Greenberg argued Brown v. Board of Education as co-counsel with Thurgood Marshall; Alexander v. Holmes County Board of Education, which ordered the end of segregated school systems “at once”; Griggs v. Duke Power Company, which outlawed basing employment and promotion decisions on the results of tests with a discriminatory impact; and Furman v. Georgia, in which the Court effectively placed a moratorium on executions nationwide (it lasted four years), holding that the death penalty as it was then applied was a violation of the “cruel and unusual punishment” clause of the Eighth Amendment.
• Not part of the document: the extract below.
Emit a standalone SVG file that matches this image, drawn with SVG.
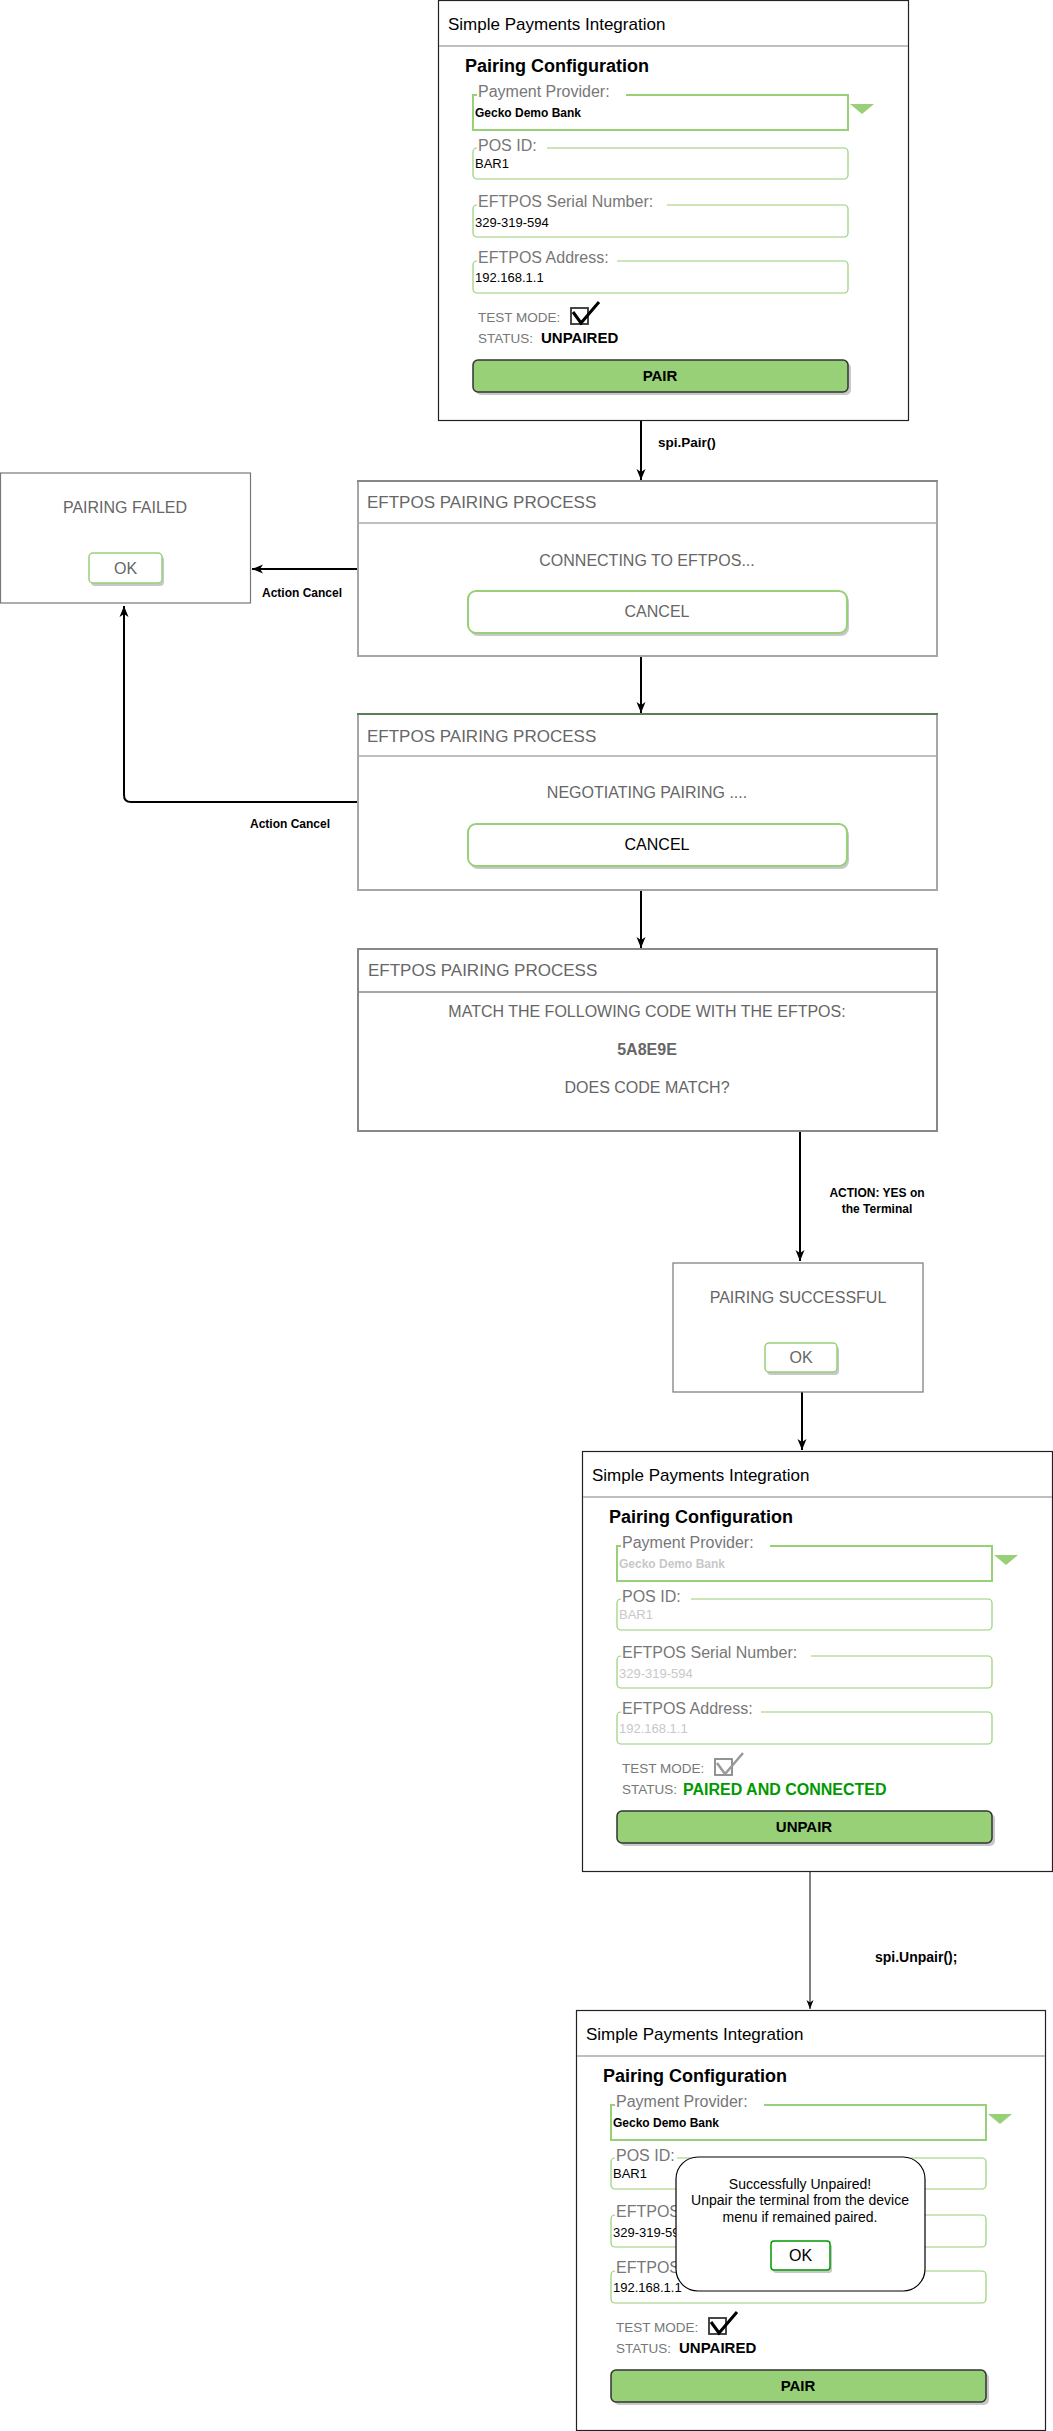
<svg xmlns="http://www.w3.org/2000/svg" width="1053" height="2431" viewBox="0 0 1053 2431">
<style>
text{font-family:"Liberation Sans",Arial,Helvetica,sans-serif}
.t17{font-size:17px;fill:#000}
.h18{font-size:18px;font-weight:bold;fill:#000}
.lbl{font-size:16px;fill:#777}
.val{font-size:13px;fill:#000}
.valg{font-size:13px;fill:#c8c8c8}
.bv{font-size:12px;font-weight:bold;fill:#000}
.bvg{font-size:12px;font-weight:bold;fill:#c8c8c8}
.sm{font-size:13.5px;fill:#777}
.fld{fill:none;stroke:#97D077;stroke-width:1.2}
.fld2{fill:none;stroke:#97D077;stroke-width:2}
.win{fill:#fff;stroke:#222;stroke-width:1.2}
.sep{stroke:#aaa;stroke-width:1.5}
.btn{fill:#97D077;stroke:#333;stroke-width:1.5}
.shd{fill:#c8c8c8}
.btxt{font-size:15px;font-weight:bold;fill:#000;text-anchor:middle}
.ebox{fill:#fff;stroke:#a6a6a6;stroke-width:2}
.etitle{font-size:17px;fill:#666}
.ebody{font-size:16px;fill:#666;text-anchor:middle}
.gbtn{fill:#fff;stroke:#97D077;stroke-width:2}
.edge{fill:none;stroke:#000;stroke-width:2}
.edge1{fill:none;stroke:#000;stroke-width:1}
.elbl{font-size:12px;font-weight:bold;fill:#000}
.pbox{fill:#fff;stroke:#777;stroke-width:1.2}
</style>
<defs>
<marker id="arr" markerUnits="userSpaceOnUse" markerWidth="12" markerHeight="12" viewBox="0 0 12 12" refX="11" refY="6" orient="auto">
<path d="M0,1.5 L11,6 L0,10.5 L3,6 z" fill="#000"/>
</marker>
<marker id="arrs" markerUnits="userSpaceOnUse" markerWidth="10" markerHeight="10" viewBox="0 0 10 10" refX="9" refY="5" orient="auto">
<path d="M0,1.5 L9,5 L0,8.5 L2.5,5 z" fill="#000"/>
</marker>
<clipPath id="clipA"><rect x="0" y="0" width="100" height="420"/></clipPath>
<clipPath id="clipB"><rect x="0" y="0" width="111" height="420"/></clipPath>
</defs>

<g id="connectors">
<path class="edge" d="M641,421 L641,480" marker-end="url(#arr)"/>
<path class="edge" d="M357,569 L252,569" marker-end="url(#arr)"/>
<path class="edge" d="M641,656 L641,713" marker-end="url(#arr)"/>
<path class="edge" d="M357,802 L131,802 Q124,802 124,795 L124,606" marker-end="url(#arr)"/>
<path class="edge" d="M641,890 L641,948" marker-end="url(#arr)"/>
<path class="edge" d="M800,1131 L800,1261" marker-end="url(#arr)"/>
<path class="edge" d="M802,1392 L802,1450" marker-end="url(#arr)"/>
<path class="edge1" d="M810,1871 L810,2009" marker-end="url(#arrs)"/>
<text class="elbl" x="658" y="447" style="font-size:13.5px">spi.Pair()</text>
<text class="elbl" x="262" y="597">Action Cancel</text>
<text class="elbl" x="250" y="828">Action Cancel</text>
<text class="elbl" x="877" y="1197" text-anchor="middle">ACTION: YES on</text>
<text class="elbl" x="877" y="1213" text-anchor="middle">the Terminal</text>
<text class="elbl" x="875" y="1962" style="font-size:14px">spi.Unpair();</text>
</g>

<g id="spi-config-unpaired" transform="translate(438,0)">
<rect class="win" x="0.5" y="0.5" width="470" height="420"/>
<line class="sep" x1="1" y1="46" x2="470" y2="46"/>
<text class="t17" x="10" y="30">Simple Payments Integration</text>
<text class="h18" x="27" y="72">Pairing Configuration</text>
<rect class="fld2" x="35" y="95" width="375" height="35"/>
<rect x="39" y="85" width="149" height="14" fill="#fff"/>
<text class="lbl" x="40" y="97">Payment Provider:</text>
<text class="bv" x="37" y="117">Gecko Demo Bank</text>
<path d="M412,104 L436,104 L424,114 z" fill="#97D077"/>
<rect class="fld" x="35" y="148" width="375" height="31" rx="4"/>
<rect x="39" y="138" width="70" height="14" fill="#fff"/>
<text class="lbl" x="40" y="151">POS ID:</text>
<text class="val" x="37" y="168">BAR1</text>
<rect class="fld" x="35" y="205" width="375" height="32" rx="4"/>
<rect x="39" y="195" width="190" height="14" fill="#fff"/>
<text class="lbl" x="40" y="207">EFTPOS Serial Number:</text>
<text class="val" x="37" y="227">329-319-594</text>
<rect class="fld" x="35" y="261" width="375" height="32" rx="4"/>
<rect x="39" y="251" width="140" height="14" fill="#fff"/>
<text class="lbl" x="40" y="263">EFTPOS Address:</text>
<text class="val" x="37" y="282">192.168.1.1</text>
<text class="sm" x="40" y="322">TEST MODE:</text>
<rect x="133" y="308" width="17" height="16" fill="none" stroke="#333" stroke-width="1.8"/>
<path d="M135,312 L143,323 L161,302" fill="none" stroke="#000" stroke-width="3"/>
<text class="sm" x="40" y="343">STATUS:</text>
<text x="103" y="343" style="font-size:15px;font-weight:bold;fill:#000">UNPAIRED</text>
<rect class="shd" x="38" y="363" width="375" height="32" rx="5"/>
<rect class="btn" x="35" y="360" width="375" height="32" rx="5"/>
<text class="btxt" x="222" y="381">PAIR</text>
</g>

<g id="pairing-failed">
<rect class="pbox" x="0.5" y="473" width="250" height="130"/>
<text class="ebody" x="125" y="513">PAIRING FAILED</text>
<rect class="shd" x="91" y="556" width="73" height="30" rx="4"/>
<rect class="gbtn" x="89" y="553" width="73" height="30" rx="4" style="stroke-width:1.5"/>
<text class="ebody" x="125.5" y="574">OK</text>
</g>

<g id="eftpos-connecting">
<rect class="ebox" x="358" y="481" width="579" height="175"/>
<line x1="357" y1="481" x2="938" y2="481" stroke="#888" stroke-width="2"/>
<line class="sep" x1="359" y1="523" x2="936" y2="523"/>
<text class="etitle" x="367" y="508">EFTPOS PAIRING PROCESS</text>
<text class="ebody" x="647" y="566">CONNECTING TO EFTPOS...</text>
<rect class="shd" x="470" y="594" width="379" height="42" rx="8"/>
<rect class="gbtn" x="468" y="591" width="379" height="42" rx="8"/>
<text class="ebody" x="657" y="617">CANCEL</text>
</g>

<g id="eftpos-negotiating">
<rect class="ebox" x="358" y="714" width="579" height="176"/>
<line x1="357" y1="714" x2="938" y2="714" stroke="#5b7f5b" stroke-width="2"/>
<line class="sep" x1="359" y1="756" x2="936" y2="756"/>
<text class="etitle" x="367" y="742">EFTPOS PAIRING PROCESS</text>
<text class="ebody" x="647" y="798">NEGOTIATING PAIRING ....</text>
<rect class="shd" x="470" y="827" width="379" height="42" rx="8"/>
<rect class="gbtn" x="468" y="824" width="379" height="42" rx="8"/>
<text class="ebody" x="657" y="850" style="fill:#000">CANCEL</text>
</g>

<g id="eftpos-match">
<rect class="ebox" x="358" y="949" width="579" height="182" style="stroke:#888"/>
<line class="sep" x1="359" y1="992" x2="936" y2="992" style="stroke:#888"/>
<text class="etitle" x="368" y="976">EFTPOS PAIRING PROCESS</text>
<text class="ebody" x="647" y="1017">MATCH THE FOLLOWING CODE WITH THE EFTPOS:</text>
<text class="ebody" x="647" y="1055" style="font-weight:bold">5A8E9E</text>
<text class="ebody" x="647" y="1093">DOES CODE MATCH?</text>
</g>

<g id="pairing-successful">
<rect class="pbox" x="673" y="1263" width="250" height="129"/>
<text class="ebody" x="798" y="1303">PAIRING SUCCESSFUL</text>
<rect class="shd" x="767" y="1346" width="72" height="29" rx="4"/>
<rect class="gbtn" x="765" y="1343" width="72" height="29" rx="4" style="stroke-width:1.5"/>
<text class="ebody" x="801" y="1363">OK</text>
</g>

<g id="spi-config-paired" transform="translate(582,1451)">
<rect class="win" x="0.5" y="0.5" width="470" height="420"/>
<line class="sep" x1="1" y1="46" x2="470" y2="46"/>
<text class="t17" x="10" y="30">Simple Payments Integration</text>
<text class="h18" x="27" y="72">Pairing Configuration</text>
<rect class="fld2" x="35" y="95" width="375" height="35"/>
<rect x="39" y="85" width="149" height="14" fill="#fff"/>
<text class="lbl" x="40" y="97">Payment Provider:</text>
<text class="bvg" x="37" y="117">Gecko Demo Bank</text>
<path d="M412,104 L436,104 L424,114 z" fill="#97D077"/>
<rect class="fld" x="35" y="148" width="375" height="31" rx="4"/>
<rect x="39" y="138" width="70" height="14" fill="#fff"/>
<text class="lbl" x="40" y="151">POS ID:</text>
<text class="valg" x="37" y="168">BAR1</text>
<rect class="fld" x="35" y="205" width="375" height="32" rx="4"/>
<rect x="39" y="195" width="190" height="14" fill="#fff"/>
<text class="lbl" x="40" y="207">EFTPOS Serial Number:</text>
<text class="valg" x="37" y="227">329-319-594</text>
<rect class="fld" x="35" y="261" width="375" height="32" rx="4"/>
<rect x="39" y="251" width="140" height="14" fill="#fff"/>
<text class="lbl" x="40" y="263">EFTPOS Address:</text>
<text class="valg" x="37" y="282">192.168.1.1</text>
<text class="sm" x="40" y="322">TEST MODE:</text>
<rect x="133" y="308" width="17" height="16" fill="none" stroke="#888" stroke-width="1.8"/>
<path d="M135,312 L143,323 L161,302" fill="none" stroke="#999" stroke-width="2.5"/>
<text class="sm" x="40" y="343">STATUS:</text>
<text x="101" y="344" style="font-size:16px;font-weight:bold;fill:#009900">PAIRED AND CONNECTED</text>
<rect class="shd" x="38" y="363" width="375" height="32" rx="5"/>
<rect class="btn" x="35" y="360" width="375" height="32" rx="5"/>
<text class="btxt" x="222" y="381">UNPAIR</text>
</g>

<g id="spi-config-unpaired-2" transform="translate(576,2010)">
<rect class="win" x="0.5" y="0.5" width="469" height="420"/>
<line class="sep" x1="1" y1="46" x2="469" y2="46"/>
<text class="t17" x="10" y="30">Simple Payments Integration</text>
<text class="h18" x="27" y="72">Pairing Configuration</text>
<rect class="fld2" x="35" y="95" width="375" height="35"/>
<rect x="39" y="85" width="149" height="14" fill="#fff"/>
<text class="lbl" x="40" y="97">Payment Provider:</text>
<text class="bv" x="37" y="117">Gecko Demo Bank</text>
<path d="M412,104 L436,104 L424,114 z" fill="#97D077"/>
<rect class="fld" x="35" y="148" width="375" height="31" rx="4"/>
<rect x="39" y="138" width="62" height="14" fill="#fff"/>
<text class="lbl" x="40" y="151">POS ID:</text>
<text class="val" x="37" y="168">BAR1</text>
<rect class="fld" x="35" y="205" width="375" height="32" rx="4"/>
<rect x="39" y="195" width="61" height="14" fill="#fff"/>
<text class="lbl" x="40" y="207" clip-path="url(#clipA)">EFTPOS Serial Number:</text>
<text class="val" x="37" y="227" clip-path="url(#clipA)">329-319-594</text>
<rect class="fld" x="35" y="261" width="375" height="32" rx="4"/>
<rect x="39" y="251" width="61" height="14" fill="#fff"/>
<text class="lbl" x="40" y="263" clip-path="url(#clipA)">EFTPOS Address:</text>
<text class="val" x="37" y="282" clip-path="url(#clipB)">192.168.1.1</text>
<text class="sm" x="40" y="322">TEST MODE:</text>
<rect x="133" y="308" width="17" height="16" fill="none" stroke="#333" stroke-width="1.8"/>
<path d="M135,312 L143,323 L161,302" fill="none" stroke="#000" stroke-width="3"/>
<text class="sm" x="40" y="343">STATUS:</text>
<text x="103" y="343" style="font-size:15px;font-weight:bold;fill:#000">UNPAIRED</text>
<rect class="shd" x="38" y="363" width="375" height="32" rx="5"/>
<rect class="btn" x="35" y="360" width="375" height="32" rx="5"/>
<text class="btxt" x="222" y="381">PAIR</text>
</g>

<g id="unpaired-popup">
<rect x="676" y="2157" width="249" height="134" rx="22" fill="#fff" stroke="#000" stroke-width="1.2"/>
<text x="800" y="2189" text-anchor="middle" style="font-size:14px;fill:#000">Successfully Unpaired!</text>
<text x="800" y="2205" text-anchor="middle" style="font-size:14px;fill:#000">Unpair the terminal from the device</text>
<text x="800" y="2222" text-anchor="middle" style="font-size:14px;fill:#000">menu if remained paired.</text>
<rect class="shd" x="773" y="2244" width="59" height="29" rx="3"/>
<rect x="771" y="2241" width="59" height="29" rx="3" fill="#fff" stroke="#009900" stroke-width="1.5"/>
<text x="800.5" y="2261" text-anchor="middle" style="font-size:16px;fill:#000">OK</text>
</g>
</svg>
There were 36 more.

Greenberg was a founding member of the Mexican American Legal Defense and Education Fund (MALDEF) and of Human Rights Watch.

As a sign of a changing relationship between Jews and Blacks, in 1982 the Harvard Black Law Students Association objected to Greenberg’s teaching a civil rights course jointly with black lawyer Julius L. Chambers. They called on students to boycott the course. Many prominent blacks came to Greenberg’s defense, and civil rights activist Bayard Rustin write the NY Times that “the objection that Mr. Greenberg is white is nothing more than blatant racism.”

Greenberg was also at odds with mainstream Jewish groups, over his zealous support for affirmative action. The Anti-Defamation League said was too zealous over the ability of this policy to remedy racial discrimination in the job market. They suggested he was merely pushing discrimination against whites and warned against a system based on racial quotas.